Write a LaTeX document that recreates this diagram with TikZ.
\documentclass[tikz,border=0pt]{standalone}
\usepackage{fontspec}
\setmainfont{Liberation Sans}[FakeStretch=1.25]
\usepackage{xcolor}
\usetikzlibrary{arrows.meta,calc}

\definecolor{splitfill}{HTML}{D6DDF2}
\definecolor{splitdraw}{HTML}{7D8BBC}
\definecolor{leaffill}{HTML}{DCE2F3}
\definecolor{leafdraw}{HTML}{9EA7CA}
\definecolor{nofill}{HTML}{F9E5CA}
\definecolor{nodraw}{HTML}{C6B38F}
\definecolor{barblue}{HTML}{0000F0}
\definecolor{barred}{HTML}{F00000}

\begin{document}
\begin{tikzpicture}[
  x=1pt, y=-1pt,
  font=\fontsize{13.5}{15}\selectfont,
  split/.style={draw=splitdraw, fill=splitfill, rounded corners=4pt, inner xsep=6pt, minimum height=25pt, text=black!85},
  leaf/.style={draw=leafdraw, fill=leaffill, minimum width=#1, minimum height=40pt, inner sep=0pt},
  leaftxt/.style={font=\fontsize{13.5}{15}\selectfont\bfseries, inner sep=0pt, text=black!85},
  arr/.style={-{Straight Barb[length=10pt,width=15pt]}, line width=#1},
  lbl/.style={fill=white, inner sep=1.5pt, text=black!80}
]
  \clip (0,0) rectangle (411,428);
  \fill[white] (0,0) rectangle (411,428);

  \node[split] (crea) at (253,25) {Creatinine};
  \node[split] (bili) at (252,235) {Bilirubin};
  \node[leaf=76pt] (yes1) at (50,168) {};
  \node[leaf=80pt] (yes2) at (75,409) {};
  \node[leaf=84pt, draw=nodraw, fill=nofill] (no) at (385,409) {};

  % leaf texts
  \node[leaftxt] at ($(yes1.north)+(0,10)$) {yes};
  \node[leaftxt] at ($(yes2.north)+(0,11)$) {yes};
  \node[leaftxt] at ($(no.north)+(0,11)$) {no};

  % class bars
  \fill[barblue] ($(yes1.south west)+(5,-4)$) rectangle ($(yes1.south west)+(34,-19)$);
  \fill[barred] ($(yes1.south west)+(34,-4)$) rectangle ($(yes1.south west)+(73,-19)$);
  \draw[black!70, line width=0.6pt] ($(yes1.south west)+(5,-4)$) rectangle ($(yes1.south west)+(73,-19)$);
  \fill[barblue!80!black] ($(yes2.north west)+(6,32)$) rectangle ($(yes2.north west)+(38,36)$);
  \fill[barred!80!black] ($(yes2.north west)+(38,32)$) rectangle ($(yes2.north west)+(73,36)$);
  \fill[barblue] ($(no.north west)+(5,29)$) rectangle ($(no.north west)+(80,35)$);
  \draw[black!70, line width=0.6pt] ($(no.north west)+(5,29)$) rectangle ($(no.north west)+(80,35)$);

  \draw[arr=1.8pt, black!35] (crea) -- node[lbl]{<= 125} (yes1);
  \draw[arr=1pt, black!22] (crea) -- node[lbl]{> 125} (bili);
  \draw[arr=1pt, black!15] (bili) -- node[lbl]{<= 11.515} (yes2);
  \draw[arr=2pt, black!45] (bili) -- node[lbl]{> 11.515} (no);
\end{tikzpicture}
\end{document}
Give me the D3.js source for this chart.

Your instructions:
Output each entry precisely as given.

Written reply:
Write a LaTeX document that recreates this diagram with TikZ.
\documentclass[tikz,border=0pt]{standalone}
\usepackage{fontspec}
\setmainfont{Liberation Sans}[FakeStretch=1.25]
\usepackage{xcolor}
\usetikzlibrary{arrows.meta,calc}

\definecolor{splitfill}{HTML}{D6DDF2}
\definecolor{splitdraw}{HTML}{7D8BBC}
\definecolor{leaffill}{HTML}{DCE2F3}
\definecolor{leafdraw}{HTML}{9EA7CA}
\definecolor{nofill}{HTML}{F9E5CA}
\definecolor{nodraw}{HTML}{C6B38F}
\definecolor{barblue}{HTML}{0000F0}
\definecolor{barred}{HTML}{F00000}

\begin{document}
\begin{tikzpicture}[
  x=1pt, y=-1pt,
  font=\fontsize{13.5}{15}\selectfont,
  split/.style={draw=splitdraw, fill=splitfill, rounded corners=4pt, inner xsep=6pt, minimum height=25pt, text=black!85},
  leaf/.style={draw=leafdraw, fill=leaffill, minimum width=#1, minimum height=40pt, inner sep=0pt},
  leaftxt/.style={font=\fontsize{13.5}{15}\selectfont\bfseries, inner sep=0pt, text=black!85},
  arr/.style={-{Straight Barb[length=10pt,width=15pt]}, line width=#1},
  lbl/.style={fill=white, inner sep=1.5pt, text=black!80}
]
  \clip (0,0) rectangle (411,428);
  \fill[white] (0,0) rectangle (411,428);

  \node[split] (crea) at (253,25) {Creatinine};
  \node[split] (bili) at (252,235) {Bilirubin};
  \node[leaf=76pt] (yes1) at (50,168) {};
  \node[leaf=80pt] (yes2) at (75,409) {};
  \node[leaf=84pt, draw=nodraw, fill=nofill] (no) at (385,409) {};

  % leaf texts
  \node[leaftxt] at ($(yes1.north)+(0,10)$) {yes};
  \node[leaftxt] at ($(yes2.north)+(0,11)$) {yes};
  \node[leaftxt] at ($(no.north)+(0,11)$) {no};

  % class bars
  \fill[barblue] ($(yes1.south west)+(5,-4)$) rectangle ($(yes1.south west)+(34,-19)$);
  \fill[barred] ($(yes1.south west)+(34,-4)$) rectangle ($(yes1.south west)+(73,-19)$);
  \draw[black!70, line width=0.6pt] ($(yes1.south west)+(5,-4)$) rectangle ($(yes1.south west)+(73,-19)$);
  \fill[barblue!80!black] ($(yes2.north west)+(6,32)$) rectangle ($(yes2.north west)+(38,36)$);
  \fill[barred!80!black] ($(yes2.north west)+(38,32)$) rectangle ($(yes2.north west)+(73,36)$);
  \fill[barblue] ($(no.north west)+(5,29)$) rectangle ($(no.north west)+(80,35)$);
  \draw[black!70, line width=0.6pt] ($(no.north west)+(5,29)$) rectangle ($(no.north west)+(80,35)$);

  \draw[arr=1.8pt, black!35] (crea) -- node[lbl]{<= 125} (yes1);
  \draw[arr=1pt, black!22] (crea) -- node[lbl]{> 125} (bili);
  \draw[arr=1pt, black!15] (bili) -- node[lbl]{<= 11.515} (yes2);
  \draw[arr=2pt, black!45] (bili) -- node[lbl]{> 11.515} (no);
\end{tikzpicture}
\end{document}
Give me the D3.js source for this chart.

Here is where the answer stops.